Course syllabus for Sustainable production systems

Course syllabus adopted 2024-02-15 by Head of Programme (or corresponding).

Overview

  • Swedish nameHållbara produktionssystem
  • CodeIMS085
  • Credits6 Credits
  • OwnerTKAUT
  • Education cycleFirst-cycle
  • Main field of studyAutomation and Mechatronics Engineering
  • ThemeEnvironment 6 c
  • DepartmentINDUSTRIAL AND MATERIALS SCIENCE
  • GradingUG - Pass, Fail

Course round 1

  • Teaching language Swedish
  • Application code 47118
  • Open for exchange studentsNo
  • Only students with the course round in the programme overview.

Credit distribution

0121 Laboratory 3 c
Grading: UG		0 c0 c1.5 c1.5 c0 c0 c
0221 Project 3 c
Grading: UG		0 c0 c1.5 c1.5 c0 c0 c

In programmes

Examiner

Eligibility

General entry requirements for bachelor's level (first cycle)
Applicants enrolled in a programme at Chalmers where the course is included in the study programme are exempted from fulfilling the requirements above.

Specific entry requirements

The same as for the programme that owns the course.
Applicants enrolled in a programme at Chalmers where the course is included in the study programme are exempted from fulfilling the requirements above.

Course specific prerequisites

Basic course in statistics.
Basic course in programming.

Aim

The aim of the course is to provide basic knowledge of theories, methods and engineering tools aimed at being able to develop production systems that are sustainable with regard to economics, environment and social aspects. The course aims to introduce sustainable thinking and develop such skills in order to increase awareness of the interaction between disciplines and their individual impact on the whole. The aim of the course is also to introduce the basics of simulation and simulation-based optimization. An important course goal is to develop a discrete event-driven simulation model of a production system where established theory of flow analysis and optimization is used to recommend improvements with a focus on economic and ecological effects.

Learning outcomes (after completion of the course the student should be able to)

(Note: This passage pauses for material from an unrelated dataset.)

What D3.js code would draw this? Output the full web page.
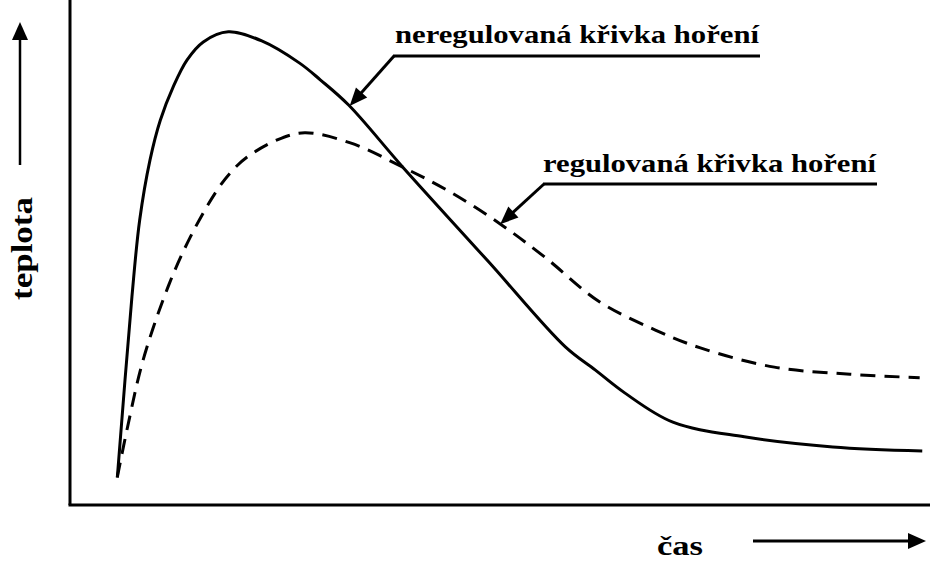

  • LO1: Explain what sustainability means and exemplify how the constituent components relate to each other.
  • LO2: Compare & evaluate production systems based on economy, environment and social aspects.
  • LO3: Be able to reflect on how the role as an engineer can contribute to sustainability from an individual, corporate, societal and global perspective.
  • LO4: Explain the purpose of using discrete event-driven simulation (DES) and its basic concepts and meaning.
  • LO5: Explain the basics of simulation-based optimization (SO) and algorithms used for SO.
  • LO6: Explain the different steps in a simulation project.
  • LO7: Demonstrate applied skills in building DES models from standardized building elements.
  • LO8: Demonstrate the ability to critically evaluate events using DES.
  • LO9: Plan, design and perform experiments and SO to improve a production system based on a DES model.
  • LO10: Demonstrate the ability to communicate and critically evaluate the results of experiments and SO of a production system based on a DES model.

Content

The course covers the following areas:
  • Theoretical basics in production systems.
  • Theoretical basics in sustainability with regard to the relationship between economy, environment and social aspects.
  • Theoretical basics in the UN's sustainability goals.
  • Theoretical basics in DES
  • Theoretical basics in SO
  • The basics of systematic working methodology for DES projects
  • Practice in building simulation models in a DES software
  • Practice in comparing and evaluating production systems based on economics, environment and social aspects.
  • Practice in designing, performing and analyzing experiments and SO of a production system based on a DES model.

Organisation

The course is partly based on problem-oriented learning where the project task is a central part that bring together simulation and simulation-based optimization to achieve sustainable production systems. The second part consists of addressing the basics of sustainability, simulation and simulation-based optimization in order to be able to account for and practically exercise and reflect on the concepts. In summary, the course consists of the following learning activities:
  • Lectures: Basis for theoretical understanding.
  • Reviews: Supports the learning of modeling in DES, experimentation and SO.
  • Assignment in sustainability.
  • Modeling exercises: Training in building a simulation model, preparation for project work.
  • Exercises in experimentation and SO.
  • Intermediate test.
  • Project work: Practices skills acquired during the course, for example modeling, experimentation / SO, analysis of production flows, sustainability and communication of results.

Literature

  • Course PM
  • Presentation material from lectures
  • Scientific articles
  • Manuals for software

Examination including compulsory elements

To pass the course, you must pass the modules laboratory and project. The module laboratory requires an approved grade in the following parts:
  • Passed the intermediate test.
  • Passed on modeling exercises.
  • Passed on exercises in experimentation and SO.
  • Passed on assignment in sustainability.
The project module requires an approved grade in the following parts:
  • Passed the project work where a report together with files for simulation and optimization is the basis.
Grading scale: Fail/Pass

The course examiner may assess individual students in other ways than what is stated above if there are special reasons for doing so, for example if a student has a decision from Chalmers on educational support due to disability.